Kalomiris: Ja. Deshalb muss ich mir bei meiner Entscheidung auch absolut sicher sein. Wenn ich selbst nicht zweifle, dann sollte es auch kein Problem sein, zu diesem Urteil zu stehen. Mit der Wut oder der Trauer der Angehörigen und Angeklagten muss ich dann leben, das sind unvermeidbare Folgen.

Wie gehen Sie damit um, wenn Ihnen jemand im Verfahren sympathisch ist? Das sollte Ihre Wahrnehmung von der Wahrheit ja nicht beeinflussen.

Titz: Ich frage mich dann: Warum reagiere ich jetzt so? Was empfinde ich? Ich mache mir meine Gefühle klar und distanziere mich aktiv davon. Klar, ich bin keine Maschine – ich habe Gefühle. Wut oder Sympathie dürfen keinen Platz in einem Prozess haben. Wenn man sich das bewusst macht, fällt es meist nicht schwer, diese Gefühle herauszufiltern. Aber als Richter darf man nicht zulassen, dass diese Gefühle den eigenen Blick trüben und das Urteil beeinflussen.

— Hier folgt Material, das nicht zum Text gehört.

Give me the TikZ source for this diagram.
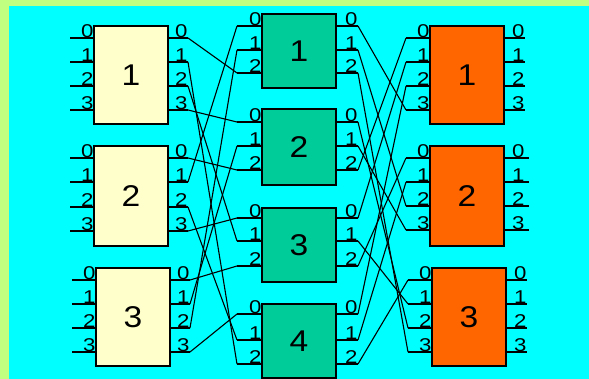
\documentclass[tikz,border=0pt]{standalone}
\usepackage{fontspec}
\setmainfont{Liberation Sans}
\newfontfamily\lblfont[FakeStretch=1.2]{Liberation Sans}
\newfontfamily\numfont[FakeStretch=1.12]{Liberation Sans}
\definecolor{bggreen}{HTML}{C0FF80}
\definecolor{bgcyan}{HTML}{00FFFF}
\definecolor{incol}{HTML}{FFFFCC}
\definecolor{midcol}{HTML}{00CC99}
\definecolor{outcol}{HTML}{FF6600}
\begin{document}
\begin{tikzpicture}[x=1pt,y=-1pt,
  swbox/.style={draw=black, line width=1.5pt, minimum width=74pt, inner sep=0pt, font=\numfont\fontsize{30}{30}\selectfont},
  stub/.style={line width=1.5pt},
  link/.style={line width=1.1pt},
  plab/.style={font=\lblfont\fontsize{18.5}{18.5}\selectfont, inner sep=0.4pt, anchor=south east}]
\fill[bggreen] (0,0) rectangle (589,379);
\fill[bgcyan] (9,6) rectangle (589,379);
\useasboundingbox (0,0) rectangle (589,379);
% input switches
\foreach \n/\xl/\xr/\ya/\yb/\yc/\yd in {1/94/168/38/62/86/110, 2/94/168/158/182/207/231, 3/96/170/280/304/328/352} {
  \foreach \p/\y in {0/\ya,1/\yb,2/\yc,3/\yd} {
    \draw[stub] (\xl-24,\y) -- (\xl,\y);
    \node[plab] at (\xl,\y) {\p};
    \draw[stub] (\xr,\y) -- (\xr+20,\y);
    \coordinate (I\n o\p) at (\xr+20,\y);
    \node[plab] at (\xr+20,\y) {\p};
  }
}
\node[swbox, fill=incol, minimum height=98pt] (I1) at (131,75) {1};
\node[swbox, fill=incol, minimum height=100pt] (I2) at (131,196) {2};
\node[swbox, fill=incol, minimum height=98pt] (I3) at (133,317) {3};
% middle switches
\foreach \n/\ya/\yb/\yc in {1/26/50/73, 2/122/146/170, 3/218/241/266, 4/314/340/364} {
  \foreach \p/\y in {0/\ya,1/\yb,2/\yc} {
    \draw[stub] (237,\y) -- (262,\y);
    \coordinate (M\n i\p) at (237,\y);
    \node[plab] at (262,\y) {\p};
    \draw[stub] (336,\y) -- (358,\y);
    \coordinate (M\n o\p) at (358,\y);
    \node[plab] at (358,\y) {\p};
  }
}
\node[swbox, fill=midcol, minimum height=74pt] (M1) at (299,51) {1};
\node[swbox, fill=midcol, minimum height=76pt] (M2) at (299,147) {2};
\node[swbox, fill=midcol, minimum height=74pt] (M3) at (299,245) {3};
\node[swbox, fill=midcol, minimum height=74pt] (M4) at (299,341) {4};
% output switches
\foreach \n/\xl/\xr/\xe/\ya/\yb/\yc/\yd in {1/430/504/525/38/62/86/110, 2/430/504/529/158/182/206/230, 3/432/506/527/280/304/328/352} {
  \foreach \p/\y in {0/\ya,1/\yb,2/\yc,3/\yd} {
    \draw[stub] (\xl-24,\y) -- (\xl,\y);
    \coordinate (O\n i\p) at (\xl-24,\y);
    \node[plab] at (\xl,\y) {\p};
    \draw[stub] (\xr,\y) -- (\xe,\y);
    \node[plab] at (\xr+21,\y) {\p};
  }
}
\node[swbox, fill=outcol, minimum height=98pt] (O1) at (467,75) {1};
\node[swbox, fill=outcol, minimum height=100pt] (O2) at (467,196) {2};
\node[swbox, fill=outcol, minimum height=98pt] (O3) at (469,317) {3};
% links input -> middle
\draw[link] (I1o0) -- (M1i2);
\draw[link] (I1o1) -- (M4i2);
\draw[link] (I1o2) -- (M3i1);
\draw[link] (I1o3) -- (M2i0);
\draw[link] (I2o0) -- (M2i2);
\draw[link] (I2o1) -- (M1i0);
\draw[link] (I2o2) -- (M4i1);
\draw[link] (I2o3) -- (M3i0);
\draw[link] (I3o0) -- (M3i2);
\draw[link] (I3o1) -- (M2i1);
\draw[link] (I3o2) -- (M1i1);
\draw[link] (I3o3) -- (M4i0);
% links middle -> output
\draw[link] (M1o0) -- (O1i3);
\draw[link] (M1o1) -- (O2i2);
\draw[link] (M1o2) -- (O3i3);
\draw[link] (M2o0) -- (O3i2);
\draw[link] (M2o1) -- (O2i3);
\draw[link] (M2o2) -- (O1i0);
\draw[link] (M3o0) -- (O1i1);
\draw[link] (M3o1) -- (O3i1);
\draw[link] (M3o2) -- (O2i0);
\draw[link] (M4o0) -- (O1i2);
\draw[link] (M4o1) -- (O2i1);
\draw[link] (M4o2) -- (O3i0);
\end{tikzpicture}
\end{document}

Das klingt nach einer enormen Herausforderung.

Titz: Die Öffentlichkeit denkt immer, dass es dem Richter persönlich wichtig ist, jemanden zu verurteilen. Aber das ist nicht so. Wir müssen immer unparteiisch und offen an jeden Fall herangehen.

Welches Gefühl stellt sich ein, wenn ein Fall abgeschlossen ist?

Kalomiris: Ich bin schon froh und erleichtert, wenn ein langer Prozess endlich abgeschlossen ist. Und wenn es ein Straftäter war, dem ich seine Tat nachweisen konnte, bin ich auch davon überzeugt, etwas Gutes getan zu haben.